_GOAL:_ In the entries below, find the lines with the word "this" and copy them.

_DATA FOR PROCESSING:_
%%

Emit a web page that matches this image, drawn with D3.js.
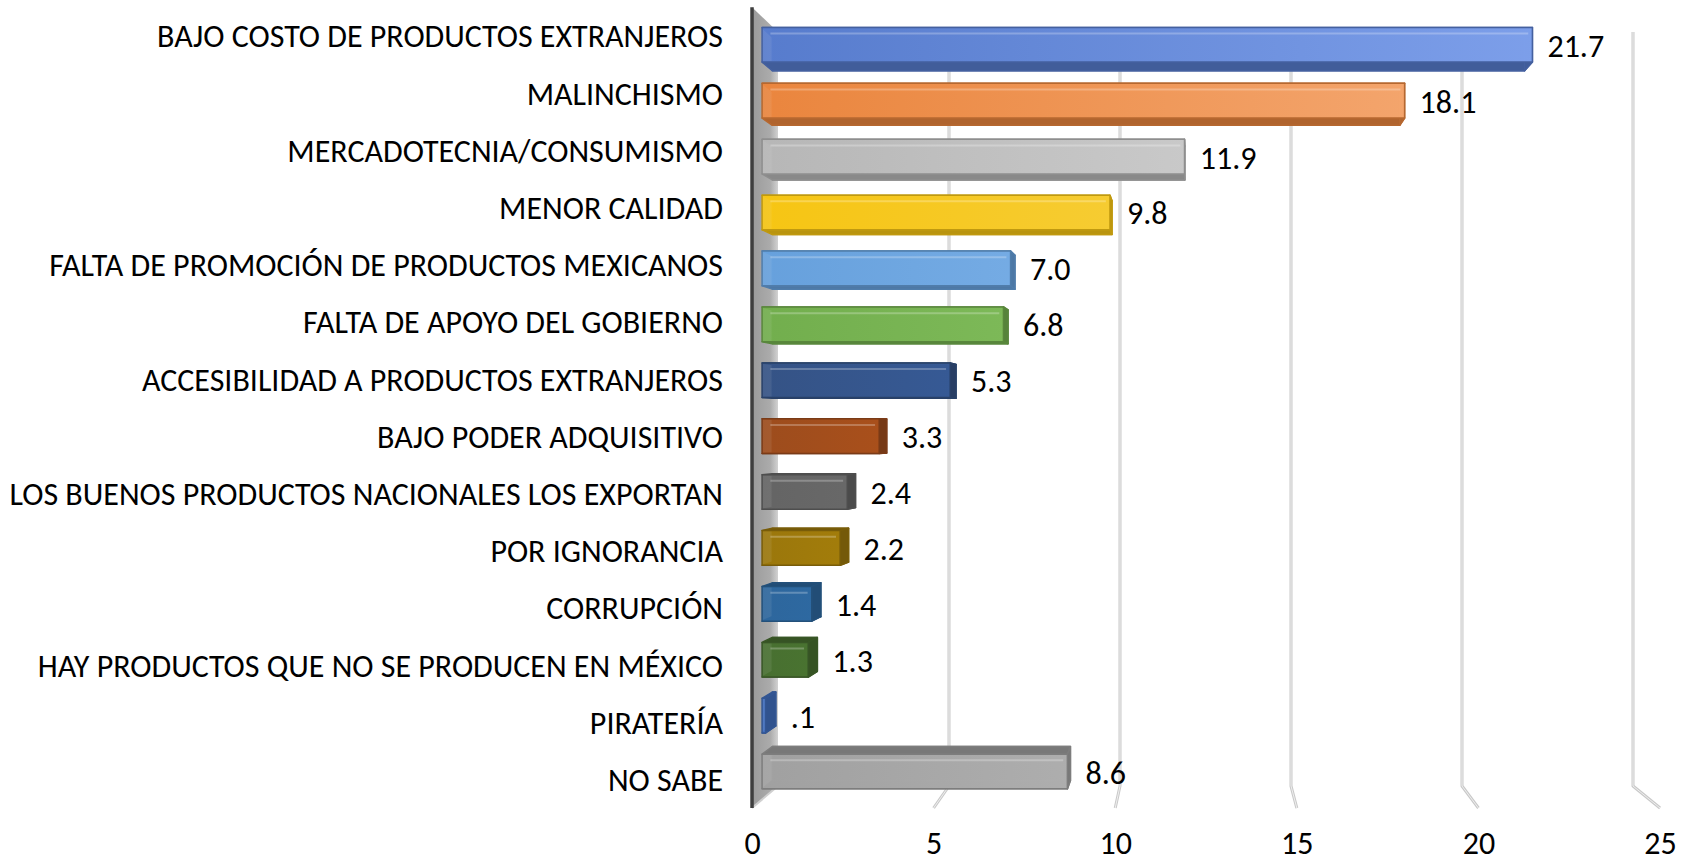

%%
%%

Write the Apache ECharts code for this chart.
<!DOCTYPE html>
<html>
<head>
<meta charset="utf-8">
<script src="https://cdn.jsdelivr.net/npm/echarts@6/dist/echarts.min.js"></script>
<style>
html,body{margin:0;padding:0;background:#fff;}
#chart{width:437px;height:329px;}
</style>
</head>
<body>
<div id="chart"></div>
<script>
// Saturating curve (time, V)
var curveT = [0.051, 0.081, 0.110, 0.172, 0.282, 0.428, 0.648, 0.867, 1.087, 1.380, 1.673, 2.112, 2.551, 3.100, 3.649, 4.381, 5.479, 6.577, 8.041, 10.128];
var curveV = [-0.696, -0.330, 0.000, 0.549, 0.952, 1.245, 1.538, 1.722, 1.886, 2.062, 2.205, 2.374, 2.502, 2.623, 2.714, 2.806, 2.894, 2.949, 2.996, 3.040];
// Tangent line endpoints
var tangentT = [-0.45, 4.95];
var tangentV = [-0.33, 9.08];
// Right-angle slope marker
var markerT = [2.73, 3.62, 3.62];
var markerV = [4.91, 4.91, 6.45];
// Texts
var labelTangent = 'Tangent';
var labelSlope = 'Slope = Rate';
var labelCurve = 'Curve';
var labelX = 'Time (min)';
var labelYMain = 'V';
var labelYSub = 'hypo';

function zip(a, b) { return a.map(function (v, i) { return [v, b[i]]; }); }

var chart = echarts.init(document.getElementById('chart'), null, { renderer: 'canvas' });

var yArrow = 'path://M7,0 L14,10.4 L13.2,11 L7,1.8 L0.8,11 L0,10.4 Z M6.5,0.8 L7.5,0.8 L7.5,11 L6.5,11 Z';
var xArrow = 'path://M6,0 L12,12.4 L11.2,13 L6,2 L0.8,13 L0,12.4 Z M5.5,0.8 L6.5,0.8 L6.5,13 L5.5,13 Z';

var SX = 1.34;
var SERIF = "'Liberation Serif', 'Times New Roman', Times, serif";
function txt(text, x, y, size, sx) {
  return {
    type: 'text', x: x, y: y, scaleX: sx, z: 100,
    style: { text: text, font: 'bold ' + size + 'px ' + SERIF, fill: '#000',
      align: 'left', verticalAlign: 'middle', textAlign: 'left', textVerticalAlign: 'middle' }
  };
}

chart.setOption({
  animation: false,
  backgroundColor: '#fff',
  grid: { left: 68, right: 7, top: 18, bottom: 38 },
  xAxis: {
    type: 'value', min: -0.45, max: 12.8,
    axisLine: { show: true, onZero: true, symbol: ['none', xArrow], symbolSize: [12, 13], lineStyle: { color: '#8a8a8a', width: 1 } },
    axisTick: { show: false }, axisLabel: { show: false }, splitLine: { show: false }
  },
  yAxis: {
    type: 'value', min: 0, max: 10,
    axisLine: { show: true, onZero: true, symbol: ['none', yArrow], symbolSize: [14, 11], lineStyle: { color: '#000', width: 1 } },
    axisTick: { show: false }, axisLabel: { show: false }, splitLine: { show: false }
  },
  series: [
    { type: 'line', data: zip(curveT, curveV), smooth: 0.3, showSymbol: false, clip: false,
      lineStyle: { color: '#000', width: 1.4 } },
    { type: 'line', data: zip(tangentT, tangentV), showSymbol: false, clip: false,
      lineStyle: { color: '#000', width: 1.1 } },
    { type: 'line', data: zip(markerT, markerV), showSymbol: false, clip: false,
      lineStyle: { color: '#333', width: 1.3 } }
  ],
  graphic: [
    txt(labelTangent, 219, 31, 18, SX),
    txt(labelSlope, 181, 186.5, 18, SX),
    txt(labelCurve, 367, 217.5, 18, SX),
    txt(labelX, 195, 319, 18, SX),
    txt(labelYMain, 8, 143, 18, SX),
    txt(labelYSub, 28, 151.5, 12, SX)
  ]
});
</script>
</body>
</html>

%%

_REPLY:_
Emit a web page that matches this image, drawn with D3.js.
Write the Apache ECharts code for this chart.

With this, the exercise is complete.